Swept Away by Gone with the Wind

A month or so ago, Mama suggested a very unusual and special date night.  "Let's go see Gone with the Wind" in the movie theater."  While I have seen the movie dozens of times, starting in early childhood--I was even Scarlett O'Hara for Halloween (in Gommie's billowy white prom dress) and read the whole 1045-page book one summer (it's very different from the movie--Scarlett has a child with each husband, for instance, and you learn all about her parents' courtship)--and Mama will tell you that my conversations are regularly sprinkled with GWTW references and quotes, I had never seen it on the big screen.

So, this weekend, we went for date night . . . to the 4-hour movie.  And it was magical.  First, they showed the film in its original aspect ratio, which is square!  Also, the film wasn't played nearly as loudly as modern pictures.  But the big screen and the immediate attention it demanded allowed us to notice several things--like the cat lounging under the sundial at Twelve Oaks, all the various musical themes of the film's score, the use of silhouettes throughout the film, panoramic vistas, the parallel narrative arcs of the first and second parts (mainly the death of Mrs. O'Hara in the first part and Melanie in the second and the crisis each spurs on), the rapid-fire dialogue, and more.

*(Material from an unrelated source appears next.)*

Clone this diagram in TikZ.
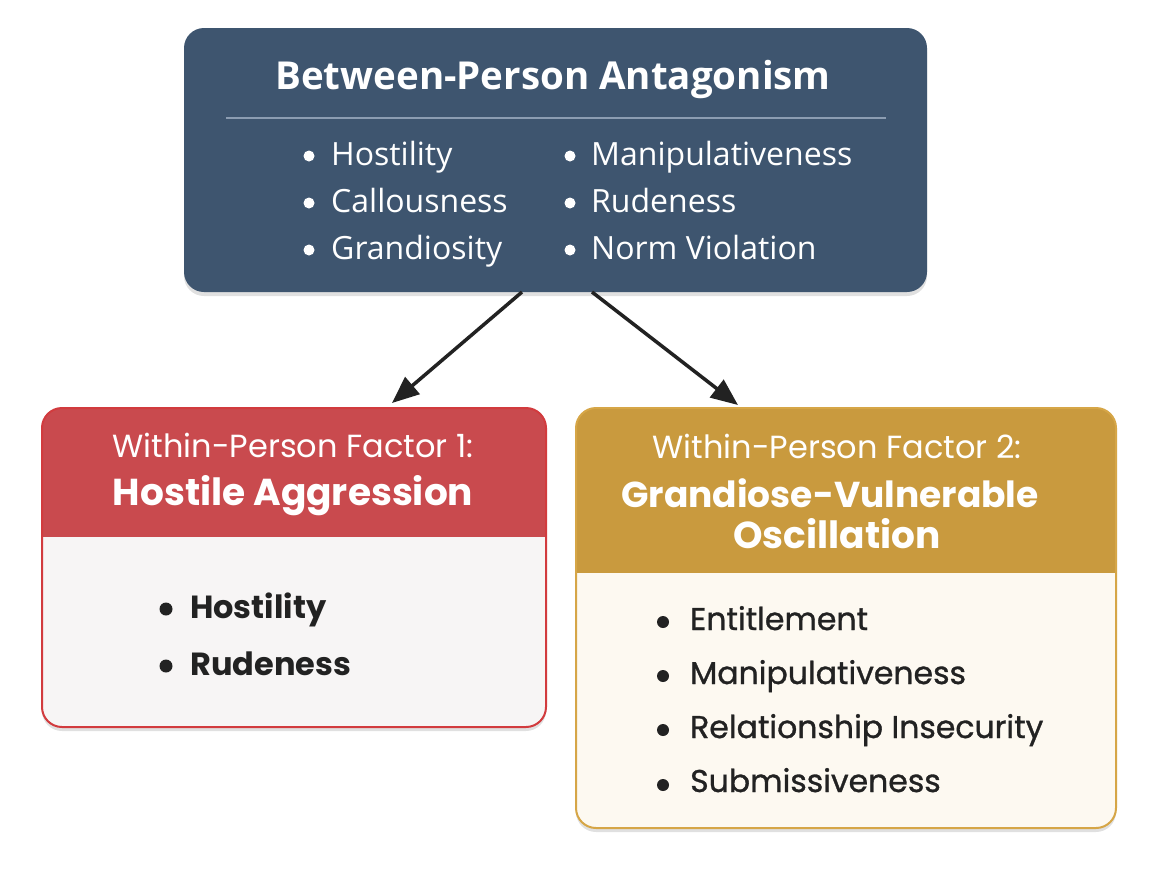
\documentclass[tikz,border=0pt]{standalone}
\usepackage{fontspec}
\setmainfont{Poppins}
\newfontfamily\topfont{Open Sans}
\newfontfamily\popmed[FakeBold=1]{Poppins}
\usetikzlibrary{arrows.meta,shadows}
\definecolor{topfill}{HTML}{3E556F}
\definecolor{sepcol}{HTML}{8C9DB2}
\definecolor{redhead}{HTML}{C94A4E}
\definecolor{redborder}{HTML}{D23B3E}
\definecolor{redbody}{HTML}{F7F5F5}
\definecolor{goldhead}{HTML}{C99A3E}
\definecolor{goldborder}{HTML}{D6A647}
\definecolor{goldbody}{HTML}{FDF9F1}
\definecolor{ink}{HTML}{222222}
\begin{document}
\begin{tikzpicture}[x=1pt,y=-1pt,
  panel/.style={rounded corners=20pt, inner sep=0pt, outer sep=0pt,
    drop shadow={shadow xshift=0pt, shadow yshift=-4pt, opacity=0.12, fill=black}},
  topitem/.style={anchor=base west, white, inner sep=0pt, font=\topfont\fontsize{32}{34}\selectfont},
  headsmall/.style={anchor=base, white, inner sep=0pt, font=\fontsize{32}{34}\selectfont},
  headbig/.style={anchor=base, white, inner sep=0pt, font=\bfseries\fontsize{37.5}{40}\selectfont},
  leftitem/.style={anchor=base west, ink, inner sep=0pt, font=\bfseries\fontsize{32}{35}\selectfont},
  rightitem/.style={anchor=base west, ink, inner sep=0pt, font=\popmed\fontsize{31.5}{34}\selectfont},
  conn/.style={draw=ink, line width=3.5pt, -{Triangle[length=27pt,width=22pt]}}
]
\useasboundingbox (0,0) rectangle (1151,868);
\fill[white] (0,0) rectangle (1151,868);

% top panel
\node[panel, fill=topfill, minimum width=743pt, minimum height=264pt] (top) at (555.5,160) {};
\node[anchor=base, white, inner sep=0pt, font=\topfont\bfseries\fontsize{38.5}{40}\selectfont] (ttl) at (553,89) {Between-Person Antagonism};
\draw[sepcol, line width=1.5pt] (226,118) -- (886,118);
\foreach \y in {156,203,250} {
  \fill[white] (309,\y) circle (5.5pt);
  \fill[white] (570,\y) circle (5.5pt);
}
\node[topitem] (t1) at (331,165) {Hostility};
\node[topitem] (t2) at (331,212) {Callousness};
\node[topitem] (t3) at (331,259) {Grandiosity};
\node[topitem] (t4) at (591,165) {Manipulativeness};
\node[topitem] (t5) at (591,212) {Rudeness};
\node[topitem] (t6) at (591,259) {Norm Violation};

% left panel
\node[panel, draw=redborder, line width=2pt, fill=redbody, minimum width=504pt, minimum height=319pt,
  path picture={\fill[redhead, sharp corners] ([xshift=-3pt,yshift=3pt]path picture bounding box.north west) rectangle ([xshift=3pt,yshift=-129pt]path picture bounding box.north east);}]
  (left) at (294,567.5) {};
\node[headsmall] (l1) at (293,457) {Within-Person Factor 1:};
\node[headbig] (l2) at (293,505) {Hostile Aggression};
\fill[ink] (166,609) circle (6.5pt);
\fill[ink] (166,666) circle (6.5pt);
\node[leftitem] (li1) at (190,618) {Hostility};
\node[leftitem] (li2) at (190,675) {Rudeness};

% right panel
\node[panel, draw=goldborder, line width=2pt, fill=goldbody, minimum width=540pt, minimum height=420pt,
  path picture={\fill[goldhead, sharp corners] ([xshift=-3pt,yshift=3pt]path picture bounding box.north west) rectangle ([xshift=3pt,yshift=-165pt]path picture bounding box.north east);}]
  (right) at (846,618) {};
\node[headsmall] (r1) at (837,458) {Within-Person Factor 2:};
\node[headbig, font=\bfseries\fontsize{36}{40}\selectfont] (r2) at (830,507) {Grandiose-Vulnerable};
\node[headbig] (r3) at (837,548) {Oscillation};
\foreach \y in {622,676,730,785} {\fill[ink] (663,\y) circle (6pt);}
\node[rightitem] (ri1) at (690,630) {Entitlement};
\node[rightitem] (ri2) at (690,684) {Manipulativeness};
\node[rightitem] (ri3) at (690,738) {Relationship Insecurity};
\node[rightitem] (ri4) at (690,792) {Submissiveness};

% connectors
\coordinate (la) at (392,403);
\coordinate (ra) at (738,405);
\draw[conn] ([xshift=-33.5pt]top.south) -- (la);
\draw[conn] ([xshift=36.5pt]top.south) -- (ra);
\end{tikzpicture}
\end{document}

Of course, seen through the lens of early 21st-century liberal thought, we couldn't help but be disturbed by the elevation of a murderous, immoral, cheating, wife-beating man to heartthrob (or his murderous, immoral, lying, drunk wife to heroine) and the characterization and caricature of the film's African Americans.  It didn't help that the audience laughed every time Mammy talked and cheered when Rhett hauled Scarlett up the stairs to be raped--about which she was smiling and singing the next morning!  That is to say nothing of the glorification or mythologizing of the Old South.

Still, it's a gorgeous, well-paced, expansive film, the stuff of my childhood (and gauging from the sold-out theater, many others').  And I think I'll be quoting from it even more now.